Monday, January 10, 2005

Tom Wolfe and Darwin?

Here's a piece of American Spectator's excellent interview with Tom Wolfe, which they've now happily posted on the net:

TAS: What do you predict for 21st-century journalism?

Tom Wolfe: I have no predictions. But I am struck by one thing: Try to think of a single important idea that has ever come out of these media. The fact is they are technically less advanced than print at getting across ideas and theories and simply explaining things in a way that can change history. I am struck by the fact that Karl Marx, this unpleasant man sitting alone in the British museum writing these abstruse essays, really did change the world. Look at Darwin. My God, what a powerful theory. Incidentally, I give that one about 40 more years, and it will go down in flames.

TAS: Why 40 years?

Tom Wolfe: Look at the Big Bang. That's a fairly recent theory, and it is already burning out. There are too many scientists who are saying this is rubbish. Just think about the theory of the Big Bang or this ridiculous theory about where the first cell came from. Now they say it probably came from outer space when an asteroid hit the earth and a few of these things bounced out. It is because of all this silly stuff that Darwinism is going to go down in flames.

1 comment:

Jay D. Homnick said...

Well, I am on the record as saying that Darwin is ready to be defeated right now; no need to wait forty more years. But of course his main point is the same as mine, that it is ripe for burial.

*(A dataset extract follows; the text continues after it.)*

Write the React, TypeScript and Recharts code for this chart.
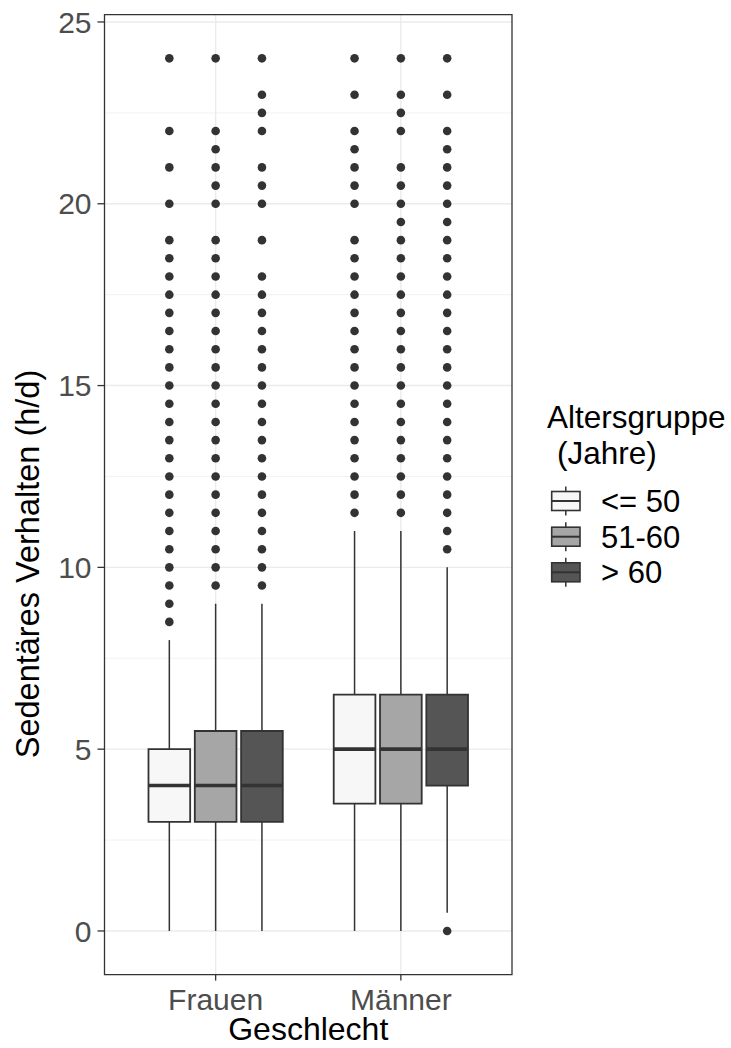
import React from 'react';
import {
  ComposedChart,
  XAxis,
  YAxis,
  Scatter,
  ReferenceArea,
  ReferenceLine,
  CartesianGrid,
  Legend,
  Label,
} from 'recharts';

const categories = ['Frauen', 'Männer'];
const groups = ['<= 50', '51-60', '> 60'];
const groupFills = ['#f7f7f7', '#a6a6a6', '#555555'];
const yTicks = [0, 5, 10, 15, 20, 25];
const yMinorTicks = [2.5, 7.5, 12.5, 17.5, 22.5];
const xTicks = [1, 2];

// [min whisker, q1, median, q3, max whisker] per age group
const frauenStats = [
  [0, 3, 4, 5, 8],
  [0, 3, 4, 5.5, 9],
  [0, 3, 4, 5.5, 9],
];
const maennerStats = [
  [0, 3.5, 5, 6.5, 11],
  [0, 3.5, 5, 6.5, 11],
  [0.5, 4, 5, 6.5, 10],
];

const frauenOutliers = [
  [24, 22, 21, 20, 19, 18.5, 18, 17.5, 17, 16.5, 16, 15.5, 15, 14.5, 14, 13.5, 13, 12.5, 12, 11.5, 11, 10.5, 10, 9.5, 9, 8.5],
  [24, 22, 21.5, 21, 20.5, 20, 19, 18.5, 18, 17.5, 17, 16.5, 16, 15.5, 15, 14.5, 14, 13.5, 13, 12.5, 12, 11.5, 11, 10.5, 10, 9.5],
  [24, 23, 22.5, 22, 21, 20.5, 20, 19, 18, 17.5, 17, 16.5, 16, 15.5, 15, 14.5, 14, 13.5, 13, 12.5, 12, 11.5, 11, 10.5, 10, 9.5],
];
const maennerOutliers = [
  [24, 23, 22, 21.5, 21, 20.5, 20, 19, 18.5, 18, 17.5, 17, 16.5, 16, 15.5, 15, 14.5, 14, 13.5, 13, 12.5, 12, 11.5],
  [24, 23, 22.5, 22, 21, 20.5, 20, 19.5, 19, 18.5, 18, 17.5, 17, 16.5, 16, 15.5, 15, 14.5, 14, 13.5, 13, 12.5, 12, 11.5],
  [24, 23, 22, 21.5, 21, 20.5, 20, 19.5, 19, 18.5, 18, 17.5, 17, 16.5, 16, 15.5, 15, 14.5, 14, 13.5, 13, 12.5, 12, 11.5, 11, 10.5, 0],
];

const statsByCategory = [frauenStats, maennerStats];
const outliersByCategory = [frauenOutliers, maennerOutliers];

const FONT = '"Liberation Sans", Arial, sans-serif';
const INK = '#333333';
const DODGE = 0.25;
const HALF = 0.1125;

type Box = {
  key: string;
  center: number;
  fill: string;
  stats: number[];
  outliers: { x: number; y: number }[];
};

const boxes: Box[] = [];
categories.forEach((cat, ci) => {
  groups.forEach((g, gi) => {
    const center = ci + 1 + (gi - 1) * DODGE;
    boxes.push({
      key: `${cat}-${g}`,
      center,
      fill: groupFills[gi],
      stats: statsByCategory[ci][gi],
      outliers: outliersByCategory[ci][gi].map((y) => ({ x: center, y })),
    });
  });
});

const Dot = (props: any) => {
  const { cx, cy } = props;
  if (cx == null || cy == null) return null;
  return <circle cx={cx} cy={cy} r={4.3} fill={INK} />;
};

const LegendContent = () => {
  const rows = [111, 146.7, 182.3];
  return (
    <svg width={191} height={220} style={{ overflow: 'visible' }}>
      <text x={7} y={38} fontSize={31.5} fontFamily={FONT} fill="#000">
        Altersgruppe
      </text>
      <text x={17} y={74} fontSize={31.5} fontFamily={FONT} fill="#000">
        (Jahre)
      </text>
      {groups.map((g, i) => {
        const cy = rows[i];
        return (
          <g key={g}>
            <line x1={25.8} x2={25.8} y1={cy - 14.5} y2={cy + 14.5} stroke={INK} strokeWidth={1.5} />
            <rect x={11.7} y={cy - 9.5} width={28.3} height={19} fill={groupFills[i]} stroke={INK} strokeWidth={1.6} />
            <line x1={11.7} x2={40} y1={cy} y2={cy} stroke={INK} strokeWidth={2} />
            <text x={61} y={cy + 11} fontSize={31} fontFamily={FONT} fill="#000">
              {g}
            </text>
          </g>
        );
      })}
    </svg>
  );
};

const YTitle = (props: any) => {
  return (
    <text
      x={39}
      y={564}
      transform="rotate(-90 39 564)"
      textAnchor="middle"
      fontSize={32.5}
      fontFamily={FONT}
      fill="#000"
    >
      Sedentäres Verhalten (h/d)
    </text>
  );
};

const XTitle = (props: any) => {
  const vb = props.viewBox || { x: 104.5, y: 974.6, width: 407.5, height: 73.4 };
  return (
    <text
      x={vb.x + vb.width / 2}
      y={vb.y + 65.4}
      textAnchor="middle"
      fontSize={32}
      fontFamily={FONT}
      fill="#000"
    >
      Geschlecht
    </text>
  );
};

export default function App() {
  return (
    <div style={{ position: 'absolute', left: 0, top: 0, background: '#fff' }}>
      <ComposedChart
        width={731}
        height={1048}
        margin={{ top: 14.7, right: 219, bottom: 0, left: 0 }}
      >
        <CartesianGrid
          stroke="#f0f0f0"
          strokeWidth={0.9}
          vertical={false}
          horizontalValues={yMinorTicks}
        />
        <CartesianGrid
          stroke="#ebebeb"
          strokeWidth={1.4}
          horizontalValues={yTicks}
          verticalValues={xTicks}
        />
        <XAxis
          type="number"
          dataKey="x"
          domain={[0.4, 2.6]}
          ticks={xTicks}
          allowDataOverflow
          height={73.4}
          axisLine={false}
          tickSize={6}
          tickMargin={8}
          tickLine={{ stroke: INK, strokeWidth: 1.3 }}
          tick={{ fontSize: 30, fill: '#4d4d4d', fontFamily: FONT }}
          tickFormatter={(v: number) => categories[v - 1] ?? ''}
          interval={0}
        >
          <Label content={<XTitle />} />
        </XAxis>
        <YAxis
          type="number"
          dataKey="y"
          domain={[-1.2, 25.2]}
          ticks={yTicks}
          allowDataOverflow
          width={104.5}
          axisLine={false}
          tickSize={7}
          tickMargin={6}
          tickLine={{ stroke: INK, strokeWidth: 1.3 }}
          tick={{ fontSize: 30, fill: '#4d4d4d', fontFamily: FONT }}
          interval={0}
        >
          <Label content={<YTitle />} />
        </YAxis>

        {boxes.map((b) => (
          <ReferenceLine
            key={`wl-${b.key}`}
            segment={[
              { x: b.center, y: b.stats[0] },
              { x: b.center, y: b.stats[1] },
            ]}
            stroke={INK}
            strokeWidth={1.5}
          />
        ))}
        {boxes.map((b) => (
          <ReferenceLine
            key={`wu-${b.key}`}
            segment={[
              { x: b.center, y: b.stats[3] },
              { x: b.center, y: b.stats[4] },
            ]}
            stroke={INK}
            strokeWidth={1.5}
          />
        ))}
        {boxes.map((b) => (
          <ReferenceArea
            key={`box-${b.key}`}
            x1={b.center - HALF}
            x2={b.center + HALF}
            y1={b.stats[1]}
            y2={b.stats[3]}
            fill={b.fill}
            fillOpacity={1}
            stroke={INK}
            strokeWidth={1.8}
          />
        ))}
        {boxes.map((b) => (
          <ReferenceLine
            key={`med-${b.key}`}
            segment={[
              { x: b.center - HALF, y: b.stats[2] },
              { x: b.center + HALF, y: b.stats[2] },
            ]}
            stroke={INK}
            strokeWidth={3.6}
          />
        ))}
        {boxes.map((b) => (
          <Scatter
            key={`out-${b.key}`}
            data={b.outliers}
            dataKey="y"
            shape={<Dot />}
            isAnimationActive={false}
            legendType="none"
          />
        ))}
        <ReferenceArea
          x1={0.4}
          x2={2.6}
          y1={-1.2}
          y2={25.2}
          fill="none"
          fillOpacity={0}
          stroke={INK}
          strokeWidth={1.3}
        />
        <Legend
          layout="vertical"
          align="center"
          verticalAlign="middle"
          content={<LegendContent />}
          wrapperStyle={{ left: 540, top: 390, width: 191, height: 220 }}
        />
      </ComposedChart>
    </div>
  );
}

As for his notion that the big ideas come out of print, he's right, but his rightness misses the point. The purpose of such media as the Internet is to facilitate those things that can be done by committee, to speed up that process.

Of course, the Internet cannot produce Mark Twain any more than it can produce Beethoven. What it can do is create the Encyclopedia Brittanica in a fraction of the time. It has the secondary purpose of getting Twain's message into more hands more quickly.

Look how powerful a weapon for truth the Internet was in the Dan Rather forged documents case. Besides for the political fallout of the event, there was a powerful lesson achieved in the demonstration of how good minds and educations in various specialties were able to interact effectively with no space limitations and drastically reduced time limitations.